▶ **SHORT PROBLEM**
It is required that the lines from the top of the listing through the line with "const splitYear = 2019.58;" be reproduced exactly, excluding pictures.

▶ **EXERCISE DATA**
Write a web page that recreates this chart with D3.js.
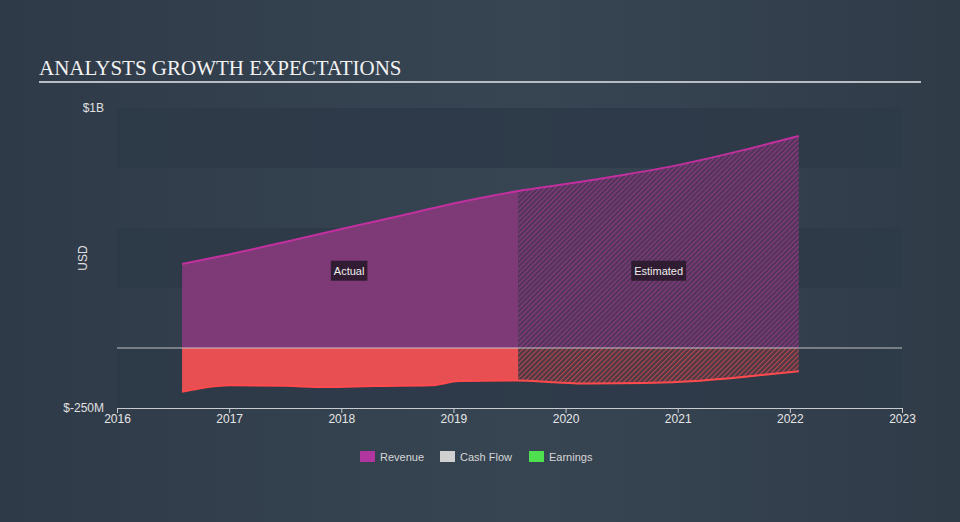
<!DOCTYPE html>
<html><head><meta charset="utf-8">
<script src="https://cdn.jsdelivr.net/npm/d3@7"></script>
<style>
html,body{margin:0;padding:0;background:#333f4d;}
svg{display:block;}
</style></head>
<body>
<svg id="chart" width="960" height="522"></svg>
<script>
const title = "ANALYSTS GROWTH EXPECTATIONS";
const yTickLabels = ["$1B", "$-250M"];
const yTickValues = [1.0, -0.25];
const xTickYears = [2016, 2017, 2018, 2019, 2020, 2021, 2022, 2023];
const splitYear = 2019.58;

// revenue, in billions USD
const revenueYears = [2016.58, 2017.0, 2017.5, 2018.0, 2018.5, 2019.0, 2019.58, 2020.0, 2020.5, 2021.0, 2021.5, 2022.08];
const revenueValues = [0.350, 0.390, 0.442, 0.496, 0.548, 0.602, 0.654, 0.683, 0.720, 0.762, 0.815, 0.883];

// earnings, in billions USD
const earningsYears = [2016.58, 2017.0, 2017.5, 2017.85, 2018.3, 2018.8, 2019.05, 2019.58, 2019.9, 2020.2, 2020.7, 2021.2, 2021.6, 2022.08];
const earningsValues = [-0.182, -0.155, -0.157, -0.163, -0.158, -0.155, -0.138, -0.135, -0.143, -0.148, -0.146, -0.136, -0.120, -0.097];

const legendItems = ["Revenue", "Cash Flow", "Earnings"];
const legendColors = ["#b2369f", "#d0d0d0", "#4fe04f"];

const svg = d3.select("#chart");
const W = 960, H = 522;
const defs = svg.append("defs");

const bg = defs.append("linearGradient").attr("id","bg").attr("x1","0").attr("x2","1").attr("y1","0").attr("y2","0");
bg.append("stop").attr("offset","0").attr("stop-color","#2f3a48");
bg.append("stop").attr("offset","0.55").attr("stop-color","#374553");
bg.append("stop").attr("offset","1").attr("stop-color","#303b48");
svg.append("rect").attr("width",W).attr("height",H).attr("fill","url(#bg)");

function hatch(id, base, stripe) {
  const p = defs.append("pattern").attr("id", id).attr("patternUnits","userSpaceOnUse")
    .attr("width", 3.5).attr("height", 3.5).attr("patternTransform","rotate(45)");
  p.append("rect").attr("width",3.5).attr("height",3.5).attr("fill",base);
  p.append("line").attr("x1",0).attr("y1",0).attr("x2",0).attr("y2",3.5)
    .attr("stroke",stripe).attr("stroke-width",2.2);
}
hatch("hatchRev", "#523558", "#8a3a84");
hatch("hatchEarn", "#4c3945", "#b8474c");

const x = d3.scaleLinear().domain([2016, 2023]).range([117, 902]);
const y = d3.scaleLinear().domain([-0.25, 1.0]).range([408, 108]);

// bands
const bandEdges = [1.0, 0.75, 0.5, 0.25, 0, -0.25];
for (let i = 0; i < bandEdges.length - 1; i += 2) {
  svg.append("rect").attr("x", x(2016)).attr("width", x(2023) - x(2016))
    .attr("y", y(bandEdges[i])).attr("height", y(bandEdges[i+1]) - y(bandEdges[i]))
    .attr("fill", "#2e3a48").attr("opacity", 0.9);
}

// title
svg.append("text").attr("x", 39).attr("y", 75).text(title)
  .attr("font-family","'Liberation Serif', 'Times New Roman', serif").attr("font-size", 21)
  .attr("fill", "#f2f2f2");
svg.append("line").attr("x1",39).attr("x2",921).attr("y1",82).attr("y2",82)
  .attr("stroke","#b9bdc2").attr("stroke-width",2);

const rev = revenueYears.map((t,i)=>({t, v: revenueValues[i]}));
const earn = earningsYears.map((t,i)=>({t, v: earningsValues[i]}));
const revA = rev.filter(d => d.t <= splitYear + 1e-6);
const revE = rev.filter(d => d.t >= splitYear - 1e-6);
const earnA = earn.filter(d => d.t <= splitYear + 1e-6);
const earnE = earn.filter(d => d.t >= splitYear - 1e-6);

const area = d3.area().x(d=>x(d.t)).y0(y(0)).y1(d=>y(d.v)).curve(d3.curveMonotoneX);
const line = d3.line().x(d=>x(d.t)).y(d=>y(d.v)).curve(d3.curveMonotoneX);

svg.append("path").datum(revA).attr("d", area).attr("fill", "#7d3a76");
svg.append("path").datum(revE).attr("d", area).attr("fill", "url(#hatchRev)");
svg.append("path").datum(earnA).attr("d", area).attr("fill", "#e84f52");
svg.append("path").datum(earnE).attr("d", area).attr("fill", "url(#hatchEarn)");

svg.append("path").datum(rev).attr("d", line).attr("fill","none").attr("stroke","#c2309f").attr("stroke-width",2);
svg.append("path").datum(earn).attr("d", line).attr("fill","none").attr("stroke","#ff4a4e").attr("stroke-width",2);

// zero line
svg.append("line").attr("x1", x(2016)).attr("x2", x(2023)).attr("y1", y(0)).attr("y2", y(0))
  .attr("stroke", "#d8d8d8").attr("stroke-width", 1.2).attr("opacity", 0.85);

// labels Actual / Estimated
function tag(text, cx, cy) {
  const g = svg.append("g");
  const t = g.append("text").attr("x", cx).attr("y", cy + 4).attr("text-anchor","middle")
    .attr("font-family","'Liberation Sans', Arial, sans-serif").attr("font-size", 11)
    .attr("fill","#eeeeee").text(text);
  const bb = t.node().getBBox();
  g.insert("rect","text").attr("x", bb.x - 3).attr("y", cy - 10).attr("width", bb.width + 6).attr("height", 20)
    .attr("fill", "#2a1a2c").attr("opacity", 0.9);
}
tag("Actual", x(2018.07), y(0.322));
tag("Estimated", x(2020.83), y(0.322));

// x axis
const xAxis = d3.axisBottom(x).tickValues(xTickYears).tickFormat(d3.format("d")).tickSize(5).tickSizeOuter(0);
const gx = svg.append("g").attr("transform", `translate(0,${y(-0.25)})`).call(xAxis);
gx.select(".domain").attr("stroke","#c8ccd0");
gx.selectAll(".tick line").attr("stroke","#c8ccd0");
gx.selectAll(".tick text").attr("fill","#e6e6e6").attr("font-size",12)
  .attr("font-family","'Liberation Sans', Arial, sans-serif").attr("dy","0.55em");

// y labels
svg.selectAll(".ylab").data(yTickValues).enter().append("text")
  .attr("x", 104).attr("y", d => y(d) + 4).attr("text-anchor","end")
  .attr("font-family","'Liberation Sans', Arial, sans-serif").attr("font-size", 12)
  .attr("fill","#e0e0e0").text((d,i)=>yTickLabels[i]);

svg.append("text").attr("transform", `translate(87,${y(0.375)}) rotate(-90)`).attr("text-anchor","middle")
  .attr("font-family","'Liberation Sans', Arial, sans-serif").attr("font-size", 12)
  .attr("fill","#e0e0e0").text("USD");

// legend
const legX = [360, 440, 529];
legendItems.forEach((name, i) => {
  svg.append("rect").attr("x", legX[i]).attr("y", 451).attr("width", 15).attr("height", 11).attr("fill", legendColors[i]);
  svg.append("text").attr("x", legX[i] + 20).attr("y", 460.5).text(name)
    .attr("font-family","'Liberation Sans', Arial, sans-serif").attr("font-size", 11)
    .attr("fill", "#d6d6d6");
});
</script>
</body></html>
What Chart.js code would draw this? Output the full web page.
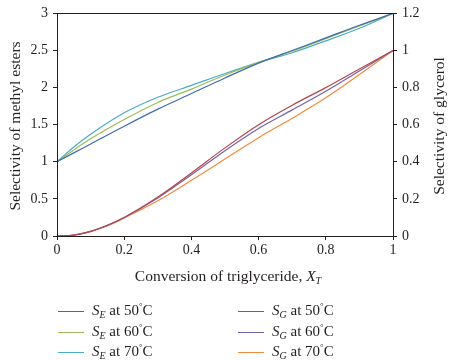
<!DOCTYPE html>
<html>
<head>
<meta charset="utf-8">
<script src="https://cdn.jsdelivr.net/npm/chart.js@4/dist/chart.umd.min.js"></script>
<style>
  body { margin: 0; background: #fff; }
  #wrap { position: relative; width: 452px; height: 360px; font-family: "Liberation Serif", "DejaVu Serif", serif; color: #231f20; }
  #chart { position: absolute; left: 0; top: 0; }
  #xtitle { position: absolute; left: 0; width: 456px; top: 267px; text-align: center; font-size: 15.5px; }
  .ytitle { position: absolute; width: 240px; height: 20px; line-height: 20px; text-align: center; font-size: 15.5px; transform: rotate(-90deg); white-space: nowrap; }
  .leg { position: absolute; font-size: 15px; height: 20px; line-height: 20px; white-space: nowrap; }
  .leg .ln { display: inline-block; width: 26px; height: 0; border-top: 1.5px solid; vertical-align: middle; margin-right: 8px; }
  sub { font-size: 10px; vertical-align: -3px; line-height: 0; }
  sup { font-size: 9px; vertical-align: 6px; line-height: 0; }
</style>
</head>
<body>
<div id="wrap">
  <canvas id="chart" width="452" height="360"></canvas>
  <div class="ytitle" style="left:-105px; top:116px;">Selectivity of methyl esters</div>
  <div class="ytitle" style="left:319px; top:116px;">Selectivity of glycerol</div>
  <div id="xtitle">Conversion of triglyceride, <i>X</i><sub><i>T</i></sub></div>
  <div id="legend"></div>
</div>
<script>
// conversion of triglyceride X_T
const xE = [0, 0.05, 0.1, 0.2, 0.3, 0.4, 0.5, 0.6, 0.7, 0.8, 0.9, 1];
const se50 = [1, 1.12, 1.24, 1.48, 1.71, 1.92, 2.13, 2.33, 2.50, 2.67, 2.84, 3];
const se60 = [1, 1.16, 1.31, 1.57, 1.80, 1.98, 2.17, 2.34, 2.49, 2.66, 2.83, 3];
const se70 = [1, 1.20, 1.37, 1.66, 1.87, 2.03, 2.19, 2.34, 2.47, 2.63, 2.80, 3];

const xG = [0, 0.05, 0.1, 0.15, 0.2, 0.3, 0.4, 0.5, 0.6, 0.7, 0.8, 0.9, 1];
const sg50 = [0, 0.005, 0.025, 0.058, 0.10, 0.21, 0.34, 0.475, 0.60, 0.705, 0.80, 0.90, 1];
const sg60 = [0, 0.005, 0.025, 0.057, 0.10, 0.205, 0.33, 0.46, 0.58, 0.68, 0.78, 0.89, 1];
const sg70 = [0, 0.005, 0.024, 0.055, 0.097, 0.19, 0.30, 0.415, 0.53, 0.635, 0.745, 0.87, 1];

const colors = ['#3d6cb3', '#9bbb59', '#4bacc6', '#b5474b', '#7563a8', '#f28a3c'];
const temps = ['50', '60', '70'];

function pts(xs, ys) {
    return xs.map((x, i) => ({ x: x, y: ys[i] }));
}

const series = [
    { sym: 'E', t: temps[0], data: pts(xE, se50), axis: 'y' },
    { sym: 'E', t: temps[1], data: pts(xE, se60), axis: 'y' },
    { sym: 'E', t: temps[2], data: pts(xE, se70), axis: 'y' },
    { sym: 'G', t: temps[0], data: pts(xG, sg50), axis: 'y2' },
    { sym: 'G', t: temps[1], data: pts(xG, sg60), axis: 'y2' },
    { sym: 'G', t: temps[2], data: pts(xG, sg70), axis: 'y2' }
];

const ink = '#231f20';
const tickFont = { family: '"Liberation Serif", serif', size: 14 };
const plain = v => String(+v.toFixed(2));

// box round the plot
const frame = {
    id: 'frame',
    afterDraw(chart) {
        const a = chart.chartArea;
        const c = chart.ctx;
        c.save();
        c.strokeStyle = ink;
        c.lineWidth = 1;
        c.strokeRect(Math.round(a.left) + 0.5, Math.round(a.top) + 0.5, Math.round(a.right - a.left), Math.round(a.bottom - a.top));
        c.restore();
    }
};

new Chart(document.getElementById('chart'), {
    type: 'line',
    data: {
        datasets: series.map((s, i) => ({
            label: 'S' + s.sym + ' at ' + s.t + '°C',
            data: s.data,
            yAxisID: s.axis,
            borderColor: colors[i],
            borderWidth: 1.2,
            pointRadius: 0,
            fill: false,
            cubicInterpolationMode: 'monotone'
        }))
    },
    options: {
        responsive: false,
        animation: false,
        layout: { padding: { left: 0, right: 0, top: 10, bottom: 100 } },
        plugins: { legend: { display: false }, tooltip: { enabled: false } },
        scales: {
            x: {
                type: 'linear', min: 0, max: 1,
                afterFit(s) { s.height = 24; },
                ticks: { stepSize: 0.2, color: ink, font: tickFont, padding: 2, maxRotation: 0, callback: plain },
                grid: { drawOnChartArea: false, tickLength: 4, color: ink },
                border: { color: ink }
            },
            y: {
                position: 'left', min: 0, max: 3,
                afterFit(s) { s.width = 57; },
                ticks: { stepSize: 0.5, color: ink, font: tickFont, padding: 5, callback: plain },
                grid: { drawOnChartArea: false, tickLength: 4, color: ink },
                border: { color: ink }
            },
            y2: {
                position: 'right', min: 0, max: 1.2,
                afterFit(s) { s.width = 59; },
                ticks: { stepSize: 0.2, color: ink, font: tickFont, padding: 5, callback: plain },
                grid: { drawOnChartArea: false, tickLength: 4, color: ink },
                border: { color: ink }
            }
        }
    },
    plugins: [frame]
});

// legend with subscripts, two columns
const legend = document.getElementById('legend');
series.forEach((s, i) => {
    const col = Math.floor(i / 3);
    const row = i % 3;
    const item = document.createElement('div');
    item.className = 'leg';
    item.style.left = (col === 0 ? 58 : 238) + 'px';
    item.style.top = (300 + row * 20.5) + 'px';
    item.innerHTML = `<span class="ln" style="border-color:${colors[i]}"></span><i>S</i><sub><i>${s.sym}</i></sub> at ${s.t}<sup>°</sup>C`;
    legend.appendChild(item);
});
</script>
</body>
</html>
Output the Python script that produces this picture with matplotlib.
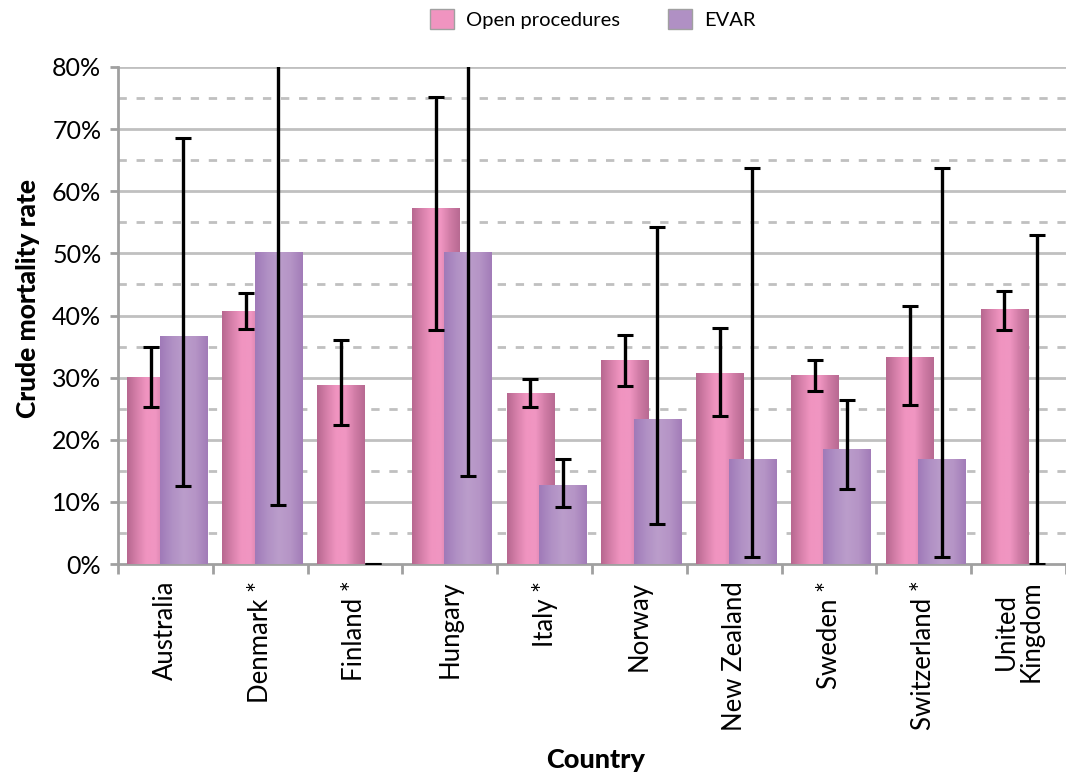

▶ **FULL ANSWER**
Write a web page that recreates this chart with D3.js.
<!DOCTYPE html>
<html><head><meta charset="utf-8">
<script src="https://cdn.jsdelivr.net/npm/d3@7"></script>
<style>
html,body{margin:0;padding:0;background:#333f4d;}
svg{display:block;}
</style></head>
<body>
<svg id="chart" width="960" height="522"></svg>
<script>
const title = "ANALYSTS GROWTH EXPECTATIONS";
const yTickLabels = ["$1B", "$-250M"];
const yTickValues = [1.0, -0.25];
const xTickYears = [2016, 2017, 2018, 2019, 2020, 2021, 2022, 2023];
const splitYear = 2019.58;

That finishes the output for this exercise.